Comme c'est mystérieux, la disparition d'un romancier. Au tournant de ce siècle, en quatre romans, du Métier dans le sang (Fayard, 1996) à La déposition (Stock, 2002), Gilles Pétel avait su imposer un univers profondément intrigant où le réel était comme déréglé par les intimes dérangements du désir, des voyages, du flou des identités. Depuis, plus rien. Aussi est-ce avec plaisir qu'on accueille ce Sous la Manche, roman d'un retour trop longtemps différé. On y retrouve, inchangée, la musique des livres précédents de Pétel. Son héros, Roland Desfeuillères, est un flic, la quarantaine réglementairement lasse, marié depuis plus de dix ans à une Juliette avec qui le seul plaisir commun qu'il leur reste est celui de se laisser aller. Un jour, ou plutôt une nuit, où Roland doit faire face à l'échec patent de son mariage, il est appelé gare du Nord pour constater l'assassinat dans un wagon d'Eurostar d'un ressortissant britannique.
John Burny avait 45 ans. Cet Ecossais, installé à Londres, agent immobilier, aux revenus plutôt élevés, menait une vie de patachon, entre rencontres d'un soir entre garçons et week-ends de détente à Paris ou à Bruxelles. Sa mort, alors qu'il était passager d'un train qu'il n'aurait pas dû prendre, demeure inexpliquée. Menant l'enquête, Roland va se retrouver peu à peu face à lui-même, à ses secrets inavoués, à sa ressemblance avec cet homme dont les modes de vie étaient apparemment si éloignés des siens.

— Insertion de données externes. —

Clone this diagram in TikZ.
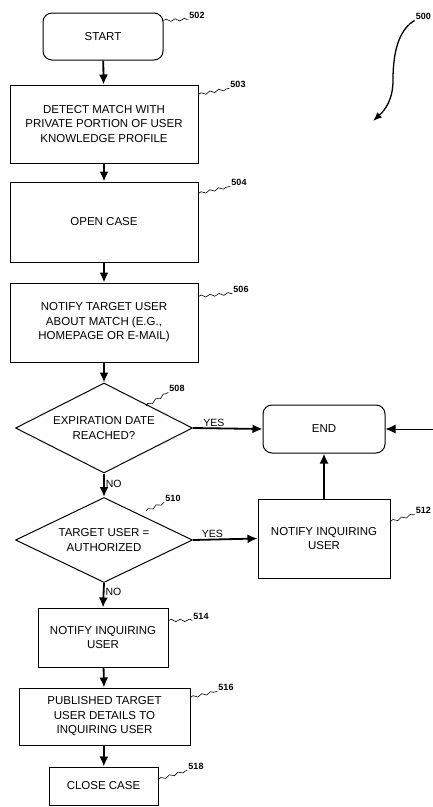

Gilles Pétel dévide son écheveau narratif faussement inoffensif avec une maestria qui ne se dément jamais. C'est au fond l'histoire de deux hommes morts, qui raconte comment la mort de l'un va ramener l'autre à la vie. Bien entendu, plus que le crime ou le désir, les véritables abîmes sont ici ceux du quotidien. Et il n'y a pas de remède pour s'en prémunir.